Not integral transparency
According to Dur, transparency should only be implemented to a certain height. In a recent American study, the researchers discovered that four out of five employees don’t want their salary to be revealed to their colleagues. On a sidenote: in Europe this is even prohibited in a legal-technical sense, since AVG legislature states that personal employee information should never be disclosed without consent. This implicates that employers could face legal difficulties, if an employee objects. Dur: ‘On an aggregated, unpersonal level, transparency is of practical use. If one knows the earnings in an industry and of certain professions, it is possible to ascertain whether your salary is on par or not’. However, much needs to be done to accomplish actual transparency. Data is available, but hard to find.
Erasmus School of Economics
Recently, a research has been conducted by Teresa Bago d’Uva, Associate Professor of Health Economics and Diversity Officer at Erasmus School of Economics, and Pilar García-Gómez, Associate Professor of Applied Economics on salary differences of the school and whether these differences are explicable. According to Dur, it is not certain if the findings of the study will lead to actual changes, but at least it promotes the debate on the pay gap and rank differences. ‘And that’s good. We know from foreign research that salary transparency can significantly reduce this form of inequality’.

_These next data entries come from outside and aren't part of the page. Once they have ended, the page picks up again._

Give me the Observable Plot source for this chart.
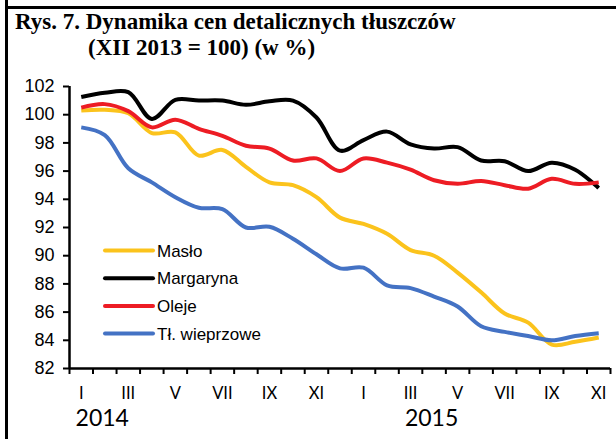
<!DOCTYPE html>
<html>
<head>
<meta charset="utf-8">
<script src="https://cdn.jsdelivr.net/npm/d3@7"></script>
<script src="https://cdn.jsdelivr.net/npm/@observablehq/plot@0.6"></script>
<style>
  body { margin: 0; background: #fff; }
  #fig { position: relative; width: 616px; height: 439px; overflow: hidden; background: #fff; }
  .frame-top { position: absolute; left: 5px; top: 6px; width: 611px; height: 2.5px; background: #000; }
  .frame-left { position: absolute; left: 5px; top: 0; width: 2.5px; height: 439px; background: #000; }
  .title { position: absolute; font-family: "Liberation Serif", "Times New Roman", serif; font-weight: bold;
           font-size: 23px; line-height: 26px; white-space: nowrap; color: #000; }
  #chart { position: absolute; left: 0; top: 66px; }
</style>
</head>
<body>
<div id="fig">
  <div class="frame-top"></div>
  <div class="frame-left"></div>
  <div class="title" style="left:15px; top:9px;">Rys. 7. Dynamika cen detalicznych tłuszczów</div>
  <div class="title" style="left:88px; top:35px;">(XII 2013 = 100) (w %)</div>
  <div id="chart"></div>
</div>
<script>
// Months I 2014 – XI 2015
const months = ["I","II","III","IV","V","VI","VII","VIII","IX","X","XI","XII",
                "I","II","III","IV","V","VI","VII","VIII","IX","X","XI"];
const yearLabels = ["2014", "2015"];
const yearAt = [1, 15];
const yTicks = [82, 84, 86, 88, 90, 92, 94, 96, 98, 100, 102];

// Retail price indices, XII 2013 = 100
const maslo     = [100.3, 100.35, 100.1, 98.7, 98.75, 97.1, 97.5, 96.3, 95.2, 95.0, 94.15, 92.7,
                   92.25, 91.55, 90.4, 90.0, 88.8, 87.4, 85.9, 85.25, 83.7, 83.9, 84.2];
const margaryna = [101.25, 101.55, 101.6, 99.7, 101.05, 101.0, 101.0, 100.7, 100.95, 101.0, 99.8, 97.45,
                   98.2, 98.8, 97.9, 97.6, 97.7, 96.75, 96.7, 96.0, 96.6, 96.1, 94.8];
const oleje     = [100.5, 100.75, 100.25, 99.1, 99.65, 99.0, 98.5, 97.8, 97.6, 96.75, 96.9, 96.0,
                   96.9, 96.6, 96.1, 95.35, 95.1, 95.3, 95.0, 94.75, 95.45, 95.1, 95.2];
const wieprzowe = [99.1, 98.55, 96.2, 95.2, 94.15, 93.4, 93.3, 92.0, 92.05, 91.2, 90.1, 89.1,
                   89.15, 87.9, 87.7, 87.1, 86.4, 85.0, 84.6, 84.3, 84.0, 84.3, 84.5];

const seriesNames = ["Masło", "Margaryna", "Oleje", "Tł. wieprzowe"];
const seriesValues = [maslo, margaryna, oleje, wieprzowe];
const seriesColors = ["#FBC31C", "#000000", "#ED1C24", "#4472C4"];

const rows = seriesNames.flatMap((name, s) =>
  seriesValues[s].map((v, i) => ({series: name, i, v})));

const chart = Plot.plot({
  width: 616,
  height: 373,
  marginTop: 20,
  marginBottom: 71,
  marginLeft: 69,
  marginRight: 6,
  style: {color: "#000", background: "transparent"},
  x: {domain: [-0.5, months.length - 0.5]},
  y: {domain: [82, 102]},
  color: {domain: seriesNames, range: seriesColors},
  marks: [
    Plot.axisY({ticks: yTicks, tickSize: 6, tickPadding: 9, strokeWidth: 2,
                fontSize: 18, fontFamily: "Liberation Sans, Arial, sans-serif", label: null}),
    Plot.axisX({ticks: d3.range(-0.5, months.length, 1), tickSize: 6, strokeWidth: 2,
                tickFormat: () => "", label: null}),
    Plot.axisX({ticks: d3.range(0, months.length, 2), tickSize: 0, tickPadding: 19,
                tickFormat: i => months[i], fontSize: 16.5, fontFamily: "Lato, sans-serif", label: null}),
    Plot.text(yearLabels, {x: (d, k) => yearAt[k], frameAnchor: "bottom", dy: 57, dx: -2.5,
                           text: d => d, fontSize: 23, fontFamily: "Lato, sans-serif", fill: "#000"}),
    Plot.ruleX([-0.5], {y1: 82, y2: 102, strokeWidth: 2.5}),
    Plot.ruleY([82], {x1: -0.5, x2: months.length - 0.5, strokeWidth: 2.5}),
    Plot.line(rows, {x: "i", y: "v", z: "series", stroke: "series", strokeWidth: 4,
                     curve: "catmull-rom", strokeLinecap: "butt"})
  ]
});
document.getElementById("chart").append(chart);

// Legend inside the plot area
const svg = d3.select(chart);
const legend = svg.append("g").attr("text-anchor", "start");
seriesNames.forEach((name, k) => {
  const y = 184.5 + k * 27.7;
  legend.append("line").attr("x1", 105).attr("x2", 153).attr("y1", y).attr("y2", y)
    .attr("stroke", seriesColors[k]).attr("stroke-width", 4).attr("stroke-linecap", "round");
  legend.append("text").attr("x", 157).attr("y", y + 6)
    .attr("font-family", "Liberation Sans, Arial, sans-serif").attr("font-size", 17)
    .attr("fill", "#000").text(name);
});
</script>
</body>
</html>
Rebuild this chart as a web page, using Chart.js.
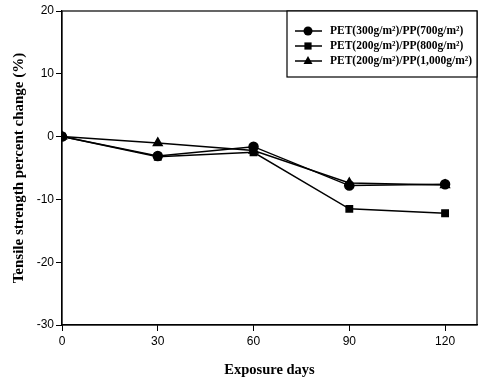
<!DOCTYPE html>
<html><head><meta charset="utf-8">
<script src="https://cdn.jsdelivr.net/npm/chart.js@4"></script>
<style>html,body{margin:0;padding:0;background:#fff}#wrap{width:481px;height:383px}</style>
</head><body><div id="wrap"><canvas id="c" width="481" height="383"></canvas></div>
<script>
const days = [0, 30, 60, 90, 120];
const xTicks = [0, 30, 60, 90, 120];
const yTicks = [-30, -20, -10, 0, 10, 20];
const seriesLabels = ['PET(300g/m\u00B2)/PP(700g/m\u00B2)', 'PET(200g/m\u00B2)/PP(800g/m\u00B2)', 'PET(200g/m\u00B2)/PP(1,000g/m\u00B2)'];
const pet300pp700 = [0, -3.1, -1.6, -7.8, -7.6];
const pet200pp800 = [0, -3.2, -2.5, -11.5, -12.2];
const pet200pp1000 = [0, -1.0, -2.2, -7.4, -7.7];
const markers = ['circle', 'rect', 'triangle'];
const markerSizes = [4.5, 4.5, 5];

function pts(vals){ return days.map((d,i)=>({x:d,y:vals[i]})); }
const seriesVals = [pet300pp700, pet200pp800, pet200pp1000];

const datasets = seriesVals.map((v,i)=>({
  label: seriesLabels[i], data: pts(v), borderColor:'#000', backgroundColor:'#000',
  borderWidth:1.5, pointStyle: markers[i], pointRadius: markerSizes[i], pointHoverRadius: markerSizes[i], tension:0
}));

const frame = {
  id:'frame',
  afterDatasetsDraw(chart){
    const {ctx, chartArea:a} = chart;
    ctx.save();
    ctx.strokeStyle='#000'; ctx.lineWidth=1.2;
    ctx.strokeRect(a.left, a.top, a.right-a.left, a.bottom-a.top);
    const bx=287, by=a.top, bw=a.right-bx, bh=66;
    ctx.fillStyle='#fff'; ctx.fillRect(bx,by,bw,bh);
    ctx.strokeRect(bx,by,bw,bh);
    ctx.font='bold 11.5px "Liberation Serif", "Times New Roman", serif';
    ctx.textBaseline='middle';
    chart.data.datasets.forEach((ds,i)=>{
      const y = by + 20 + i*15;
      ctx.beginPath(); ctx.lineWidth=1.5; ctx.moveTo(295,y); ctx.lineTo(322,y); ctx.stroke();
      ctx.fillStyle='#000';
      const r = markerSizes[i], cx=308;
      ctx.beginPath();
      if(ds.pointStyle==='circle'){ ctx.arc(cx,y,r,0,Math.PI*2); }
      else if(ds.pointStyle==='rect'){ ctx.rect(cx-r*0.8,y-r*0.8,r*1.6,r*1.6); }
      else { ctx.moveTo(cx,y-r); ctx.lineTo(cx+r*0.9,y+r*0.6); ctx.lineTo(cx-r*0.9,y+r*0.6); ctx.closePath(); }
      ctx.fill();
      ctx.fillText(ds.label, 330, y);
    });
    ctx.restore();
  }
};

new Chart(document.getElementById('c'), {
  type:'line',
  data:{datasets},
  options:{
    responsive:false, animation:false, devicePixelRatio:1,
    layout:{autoPadding:false, padding:{top:11,right:4,left:0,bottom:0}},
    plugins:{legend:{display:false}, tooltip:{enabled:false}},
    scales:{
      x:{type:'linear', min:0, max:130,
        afterBuildTicks(s){ s.ticks = xTicks.map(v=>({value:v})); },
        afterFit(s){ s.height = 383 - 325; },
        grid:{display:true, drawOnChartArea:false, color:'#000', tickLength:6, lineWidth:1},
        border:{display:true,color:'#000',width:1.2},
        ticks:{color:'#000', font:{family:'"Liberation Sans", Arial, sans-serif', size:12}, padding:3, maxRotation:0},
        title:{display:true, text:'Exposure days', color:'#000', font:{family:'"Liberation Serif", "Times New Roman", serif', size:14.5, weight:'bold'}, padding:{top:0,bottom:4}}
      },
      y:{min:-30, max:20,
        afterBuildTicks(s){ s.ticks = yTicks.map(v=>({value:v})); },
        afterFit(s){ s.width = 62; },
        grid:{display:true, drawOnChartArea:false, color:'#000', tickLength:6, lineWidth:1},
        border:{display:true,color:'#000',width:1.2},
        ticks:{color:'#000', font:{family:'"Liberation Sans", Arial, sans-serif', size:12}, padding:2},
        title:{display:true, text:'Tensile strength percent change (%)', color:'#000', font:{family:'"Liberation Serif", "Times New Roman", serif', size:15, weight:'bold'}, padding:{top:10,bottom:0}}
      }
    }
  },
  plugins:[frame]
});
</script></body></html>
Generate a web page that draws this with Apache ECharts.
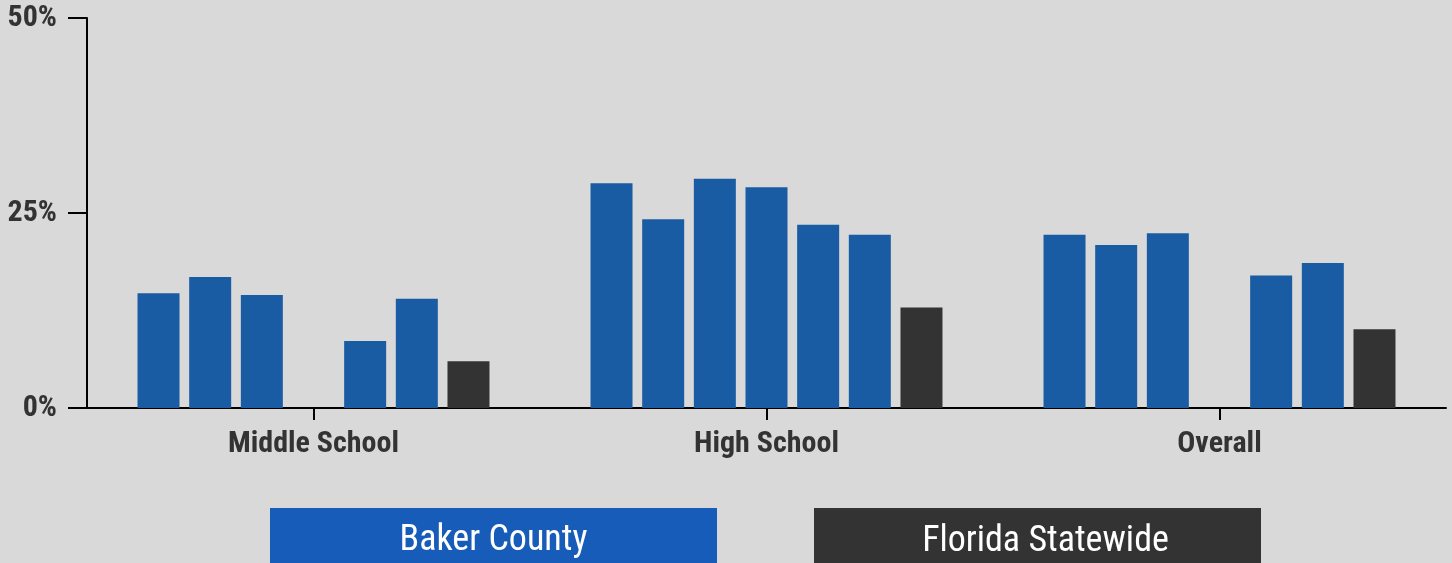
<!DOCTYPE html>
<html>
<head>
<meta charset="utf-8">
<script src="https://cdn.jsdelivr.net/npm/echarts@6/dist/echarts.min.js"></script>
<style>
html,body{margin:0;padding:0;background:#d9d9d9;}
#chart{width:1452px;height:563px;}
</style>
</head>
<body>
<div id="chart"></div>
<script>
const categories = ['Middle School', 'High School', 'Overall'];
// Baker County bars (six groups, one per survey wave), values in %
const baker1 = [14.7, 28.8, 22.2];
const baker2 = [16.8, 24.2, 20.9];
const baker3 = [14.5, 29.4, 22.4];
const baker4 = [null, 28.3, null];
const baker5 = [8.6, 23.5, 17.0];
const baker6 = [14.0, 22.2, 18.6];
const florida = [6.0, 12.9, 10.1];
const yTicks = [0, 25, 50];

const FONT = "'Roboto Condensed', 'Liberation Sans Narrow', Roboto, sans-serif";
const BLUE = '#1a5ca3';
const DARK = '#333333';

const bakerSets = [baker1, baker2, baker3, baker4, baker5, baker6];
const series = bakerSets.map(d => ({
  name: 'Baker County',
  type: 'bar',
  data: d,
  barWidth: 42,
  barGap: '23%',
  itemStyle: {color: BLUE},
  emphasis: {disabled: true}
}));
series.push({
  name: 'Florida Statewide',
  type: 'bar',
  data: florida,
  barWidth: 42,
  barGap: '23%',
  itemStyle: {color: DARK},
  emphasis: {disabled: true}
});

const chart = echarts.init(document.getElementById('chart'), null, {renderer: 'canvas'});
chart.setOption({
  backgroundColor: '#d9d9d9',
  animation: false,
  grid: {left: 87, right: 6, top: 18, bottom: 155, containLabel: false},
  legend: {
    left: 265,
    top: 508,
    padding: 0,
    itemWidth: 0,
    itemHeight: 60,
    itemGap: 92,
    icon: 'rect',
    selectedMode: false,
    data: ['Baker County', 'Florida Statewide'],
    formatter: function (name) {
      return name === 'Baker County' ? '{a|' + name + '}' : '{b|' + name + '}';
    },
    textStyle: {
      rich: {
        a: {width: 447, height: 54, lineHeight: 54, padding: [6, 0, 0, 0], align: 'center', backgroundColor: '#185cb9', color: '#ffffff', fontSize: 36, fontFamily: FONT},
        b: {width: 431, height: 52, lineHeight: 52, padding: [8, 0, 0, 16], align: 'center', backgroundColor: DARK, color: '#ffffff', fontSize: 36, fontFamily: FONT}
      }
    }
  },
  xAxis: {
    type: 'category',
    data: categories,
    axisLine: {lineStyle: {color: '#000', width: 2}},
    axisTick: {show: true, alignWithLabel: true, length: 12, lineStyle: {color: '#000', width: 2}},
    axisLabel: {margin: 21, color: DARK, fontWeight: 'bold', fontSize: 30, fontFamily: FONT}
  },
  yAxis: {
    type: 'value',
    min: yTicks[0],
    max: yTicks[yTicks.length - 1],
    interval: 25,
    splitLine: {show: false},
    axisLine: {show: true, lineStyle: {color: '#000', width: 2}},
    axisTick: {show: true, length: 19, lineStyle: {color: '#000', width: 2}},
    axisLabel: {margin: 30, color: DARK, fontWeight: 'bold', fontSize: 30, fontFamily: FONT, formatter: '{value}%'}
  },
  series: series
});
</script>
</body>
</html>
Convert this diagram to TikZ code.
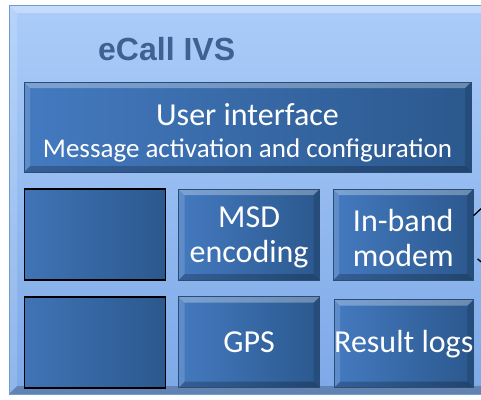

On an individual level, however, transparency is not desirable. People tend to dislike the focus on financial compensation, since other employment terms often play an important role as well. Examples are growth and training opportunities, holidays and scheduling freedom. Dur points to another argument against complete transparency: ‘we know from research that income inequality is being underestimated. For many people who earn less than their peers, transparency is a very frustrating wake up call, especially if they aren’t able to change these conditions’. An eminent demonstration of this finding is Norway: since the income of every citizen is accessible via a databank, perceived wellbeing has dramatically diverged.